*GOAL*.
Quote word for word the lines below, beginning with the first and ending with the one that has "const y = d3.scaleLog().domain([1e3, 5e7]).range([599.3, 12.2]);". Drop the pictures.

*STORED DATA*.
──────────

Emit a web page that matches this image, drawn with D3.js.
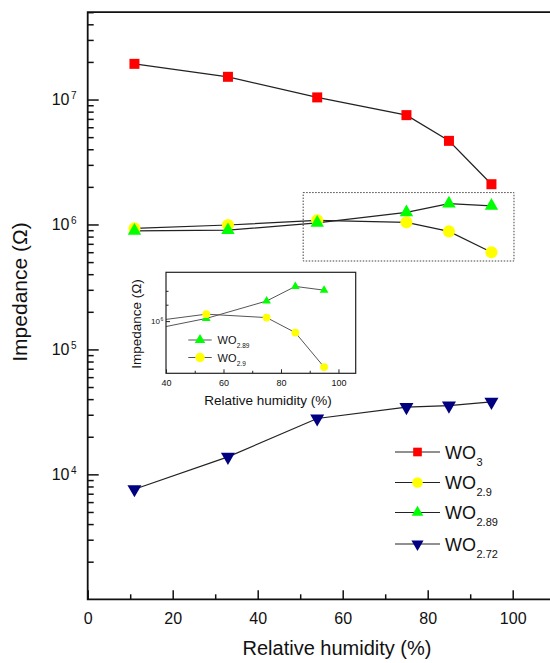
<!DOCTYPE html>
<html>
<head>
<meta charset="utf-8">
<script src="https://cdn.jsdelivr.net/npm/d3@7"></script>
<style>
body { margin: 0; background: #fff; }
text { font-family: Arial, "Liberation Sans", sans-serif; fill: #111; }
</style>
</head>
<body>
<svg id="chart" width="550" height="663"></svg>
<script>
// data
const humidity = [11, 33, 54, 75, 85, 95];
const wo3 = [1.93e7, 1.52e7, 1.04e7, 7.5e6, 4.67e6, 2.1e6];
const wo29 = [9.3e5, 9.9e5, 1.08e6, 1.04e6, 8.8e5, 6.0e5];
const wo289 = [8.9e5, 9.0e5, 1.03e6, 1.25e6, 1.47e6, 1.41e6];
const wo272 = [7.6e3, 1.38e4, 2.8e4, 3.45e4, 3.55e4, 3.8e4];
const subs = ["3", "2.9", "2.89", "2.72"];
const colors = ["#ff0000", "#ffff00", "#00ff00", "#000080"];
const xTicks = [0, 20, 40, 60, 80, 100];
const xMinor = [10, 30, 50, 70, 90];
const yExp = [4, 5, 6, 7];
const boxX = [50.7, 100.3];
const boxY = [5.1e5, 1.8e6];
const insetXTicks = [40, 60, 80, 100];
const insetXMinor = [50, 70, 90];
const insetYMinor = [1.2e6, 1.4e6];

const svg = d3.select('#chart');

const x = d3.scaleLinear().domain([0, 110]).range([87.7, 555.2]);
const y = d3.scaleLog().domain([1e3, 5e7]).range([599.3, 12.2]);

const series = [
    {vals: wo3, sym: d3.symbolSquare, size: 100, rot: 0},
    {vals: wo29, sym: d3.symbolCircle, size: 115, rot: 0},
    {vals: wo289, sym: d3.symbolTriangle, size: 78, rot: 0},
    {vals: wo272, sym: d3.symbolTriangle, size: 85, rot: 180}
];

// minor y ticks
const yMinorVals = [];
for (let e = 3; e < 8; e++) for (let m = 2; m <= 9; m++) {
    const v = m * Math.pow(10, e);
    if (v <= 5e7) yMinorVals.push(v);
}

const yMinorAxis = d3.axisLeft(y).tickValues(yMinorVals).tickSize(-6).tickFormat("");
const yMajorAxis = d3.axisLeft(y).tickValues(yExp.map(e => Math.pow(10, e))).tickSize(-11).tickFormat("");
svg.append('g').attr('transform', `translate(${x(0)},0)`).call(yMinorAxis)
    .call(g => g.select('.domain').remove())
    .selectAll('line').attr('stroke', '#111').attr('stroke-width', 1.5);
svg.append('g').attr('transform', `translate(${x(0)},0)`).call(yMajorAxis)
    .call(g => g.select('.domain').remove())
    .selectAll('line').attr('stroke', '#111').attr('stroke-width', 1.5);

const xMinorAxis = d3.axisBottom(x).tickValues(xMinor).tickSize(-5).tickFormat("");
const xMajorAxis = d3.axisBottom(x).tickValues(xTicks).tickSize(-9).tickPadding(13).tickFormat(d3.format("d"));
svg.append('g').attr('transform', `translate(0,${y(1e3)})`).call(xMinorAxis)
    .call(g => g.select('.domain').remove())
    .selectAll('line').attr('stroke', '#111').attr('stroke-width', 1.5);
const gx = svg.append('g').attr('transform', `translate(0,${y(1e3)})`).call(xMajorAxis)
    .call(g => g.select('.domain').remove());
gx.selectAll('line').attr('stroke', '#111').attr('stroke-width', 1.5);
gx.selectAll('text').attr('font-size', 16).attr('font-family', 'Arial, "Liberation Sans", sans-serif').attr('fill', '#111');

// frame
svg.append('path')
    .attr('d', `M550,${y(5e7)}H${x(0)}V${y(1e3)}H550`)
    .attr('fill', 'none').attr('stroke', '#111').attr('stroke-width', 1.8);

// y tick labels 10^n
const yl = svg.append('g').selectAll('text').data(yExp).join('text')
    .attr('x', 51.7).attr('y', d => y(Math.pow(10, d)) + 5.8)
    .attr('font-size', 16);
yl.append('tspan').text('10');
yl.append('tspan').attr('font-size', 10).attr('dx', 1.5).attr('dy', -6).text(d => d);

// axis titles
svg.append('text').attr('transform', 'translate(27,292) rotate(-90)')
    .attr('text-anchor', 'middle').attr('font-size', 21).text('Impedance (\u03A9)');
svg.append('text').attr('x', 337).attr('y', 655)
    .attr('text-anchor', 'middle').attr('font-size', 20).text('Relative humidity (%)');

// zoom box
svg.append('rect')
    .attr('x', x(boxX[0])).attr('y', y(boxY[1]))
    .attr('width', x(boxX[1]) - x(boxX[0])).attr('height', y(boxY[0]) - y(boxY[1]))
    .attr('fill', 'none').attr('stroke', '#444').attr('stroke-width', 1).attr('stroke-dasharray', '1.5,1.5');

// series lines and markers
const line = d3.line().x((d, i) => x(humidity[i])).y(d => y(d));
series.forEach((s, k) => {
    svg.append('path').datum(s.vals).attr('d', line)
        .attr('fill', 'none').attr('stroke', '#222').attr('stroke-width', 1.2);
});
series.forEach((s, k) => {
    svg.append('g').selectAll('path').data(s.vals).join('path')
        .attr('d', d3.symbol().type(s.sym).size(s.size))
        .attr('transform', (d, i) => `translate(${x(humidity[i])},${y(d)}) rotate(${s.rot})`)
        .attr('fill', colors[k]);
});

// legend
const legY = [452, 482.5, 512.5, 544];
series.forEach((s, k) => {
    const g = svg.append('g').attr('transform', `translate(0,${legY[k]})`);
    g.append('line').attr('x1', 395).attr('x2', 440).attr('y1', 0).attr('y2', 0)
        .attr('stroke', '#222').attr('stroke-width', 1.2);
    g.append('path').attr('d', d3.symbol().type(s.sym).size(s.size * 0.75))
        .attr('transform', `translate(417.5,0) rotate(${s.rot})`).attr('fill', colors[k]);
    const t = g.append('text').attr('x', 445).attr('y', 6.5).attr('font-size', 18);
    t.append('tspan').text('WO');
    t.append('tspan').attr('font-size', 11).attr('dx', 0.5).attr('dy', 7).text(subs[k]);
});

// inset
const ix = d3.scaleLinear().domain([40, 106]).range([166, 355.7]);
const iy = d3.scaleLog().domain([5.6e5, 1.72e6]).range([373.3, 272.3]);
const inset = svg.append('g');
inset.append('rect').attr('x', ix(40)).attr('y', iy(1.72e6))
    .attr('width', ix(106) - ix(40)).attr('height', iy(5.6e5) - iy(1.72e6))
    .attr('fill', '#fff');
inset.append('clipPath').attr('id', 'insetClip').append('rect')
    .attr('x', ix(40)).attr('y', iy(1.72e6))
    .attr('width', ix(106) - ix(40)).attr('height', iy(5.6e5) - iy(1.72e6));

const insetSeries = [{vals: wo289, k: 2}, {vals: wo29, k: 1}];
const iline = d3.line().x((d, i) => ix(humidity[i])).y(d => iy(d));
const plotArea = inset.append('g').attr('clip-path', 'url(#insetClip)');
insetSeries.forEach(s => {
    plotArea.append('path').datum(s.vals).attr('d', iline)
        .attr('fill', 'none').attr('stroke', '#555').attr('stroke-width', 1);
});
insetSeries.forEach(s => {
    const ser = series[s.k];
    plotArea.append('g').selectAll('path').data(s.vals).join('path')
        .attr('d', d3.symbol().type(ser.sym).size(ser.size * 0.42))
        .attr('transform', (d, i) => `translate(${ix(humidity[i])},${iy(d)})`)
        .attr('fill', colors[s.k]);
});

const ixMajor = d3.axisBottom(ix).tickValues(insetXTicks).tickSize(-4).tickPadding(6).tickFormat(d3.format("d"));
const ixMinor = d3.axisBottom(ix).tickValues(insetXMinor).tickSize(-2.5).tickFormat("");
inset.append('g').attr('transform', `translate(0,${iy(5.6e5)})`).call(ixMinor)
    .call(g => g.select('.domain').remove()).selectAll('line').attr('stroke', '#222');
const gix = inset.append('g').attr('transform', `translate(0,${iy(5.6e5)})`).call(ixMajor)
    .call(g => g.select('.domain').remove());
gix.selectAll('line').attr('stroke', '#222');
gix.selectAll('text').attr('font-size', 9).attr('font-family', 'Arial, "Liberation Sans", sans-serif').attr('fill', '#111');

const iyAxis = d3.axisLeft(iy).tickValues([1e6]).tickSize(-4).tickFormat("");
const iyMinorAxis = d3.axisLeft(iy).tickValues(insetYMinor).tickSize(-2.5).tickFormat("");
inset.append('g').attr('transform', `translate(${ix(40)},0)`).call(iyAxis)
    .call(g => g.select('.domain').remove()).selectAll('line').attr('stroke', '#222');
inset.append('g').attr('transform', `translate(${ix(40)},0)`).call(iyMinorAxis)
    .call(g => g.select('.domain').remove()).selectAll('line').attr('stroke', '#222');

const il = inset.append('text').attr('x', 151).attr('y', iy(1e6) + 3).attr('font-size', 8);
il.append('tspan').text('10');
il.append('tspan').attr('font-size', 5).attr('dx', 0.5).attr('dy', -3.5).text('6');

inset.append('rect').attr('x', ix(40)).attr('y', iy(1.72e6))
    .attr('width', ix(106) - ix(40)).attr('height', iy(5.6e5) - iy(1.72e6))
    .attr('fill', 'none').attr('stroke', '#222').attr('stroke-width', 1.2);

inset.append('text').attr('transform', 'translate(141,324) rotate(-90)')
    .attr('text-anchor', 'middle').attr('font-size', 13.5).text('Impedance (\u03A9)');
inset.append('text').attr('x', 268).attr('y', 404.5)
    .attr('text-anchor', 'middle').attr('font-size', 13.5).text('Relative humidity (%)');

// inset legend
const iLegY = [340, 357.5];
const iLegSubs = ["2.89", "2.9"];
insetSeries.forEach((s, j) => {
    const ser = series[s.k];
    const g = inset.append('g').attr('transform', `translate(0,${iLegY[j]})`);
    g.append('line').attr('x1', 188.3).attr('x2', 211.7).attr('y1', 0).attr('y2', 0)
        .attr('stroke', '#555').attr('stroke-width', 1);
    g.append('path').attr('d', d3.symbol().type(ser.sym).size(ser.size * 0.62))
        .attr('transform', 'translate(200,0)').attr('fill', colors[s.k]);
    const t = g.append('text').attr('x', 217.5).attr('y', 4).attr('font-size', 11);
    t.append('tspan').text('WO');
    t.append('tspan').attr('font-size', 6.5).attr('dx', 0.3).attr('dy', 4).text(iLegSubs[j]);
});
</script>
</body>
</html>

──────────

*TASK OUTPUT*.
Emit a web page that matches this image, drawn with D3.js.
<!DOCTYPE html>
<html>
<head>
<meta charset="utf-8">
<script src="https://cdn.jsdelivr.net/npm/d3@7"></script>
<style>
body { margin: 0; background: #fff; }
text { font-family: Arial, "Liberation Sans", sans-serif; fill: #111; }
</style>
</head>
<body>
<svg id="chart" width="550" height="663"></svg>
<script>
// data
const humidity = [11, 33, 54, 75, 85, 95];
const wo3 = [1.93e7, 1.52e7, 1.04e7, 7.5e6, 4.67e6, 2.1e6];
const wo29 = [9.3e5, 9.9e5, 1.08e6, 1.04e6, 8.8e5, 6.0e5];
const wo289 = [8.9e5, 9.0e5, 1.03e6, 1.25e6, 1.47e6, 1.41e6];
const wo272 = [7.6e3, 1.38e4, 2.8e4, 3.45e4, 3.55e4, 3.8e4];
const subs = ["3", "2.9", "2.89", "2.72"];
const colors = ["#ff0000", "#ffff00", "#00ff00", "#000080"];
const xTicks = [0, 20, 40, 60, 80, 100];
const xMinor = [10, 30, 50, 70, 90];
const yExp = [4, 5, 6, 7];
const boxX = [50.7, 100.3];
const boxY = [5.1e5, 1.8e6];
const insetXTicks = [40, 60, 80, 100];
const insetXMinor = [50, 70, 90];
const insetYMinor = [1.2e6, 1.4e6];

const svg = d3.select('#chart');

const x = d3.scaleLinear().domain([0, 110]).range([87.7, 555.2]);
const y = d3.scaleLog().domain([1e3, 5e7]).range([599.3, 12.2]);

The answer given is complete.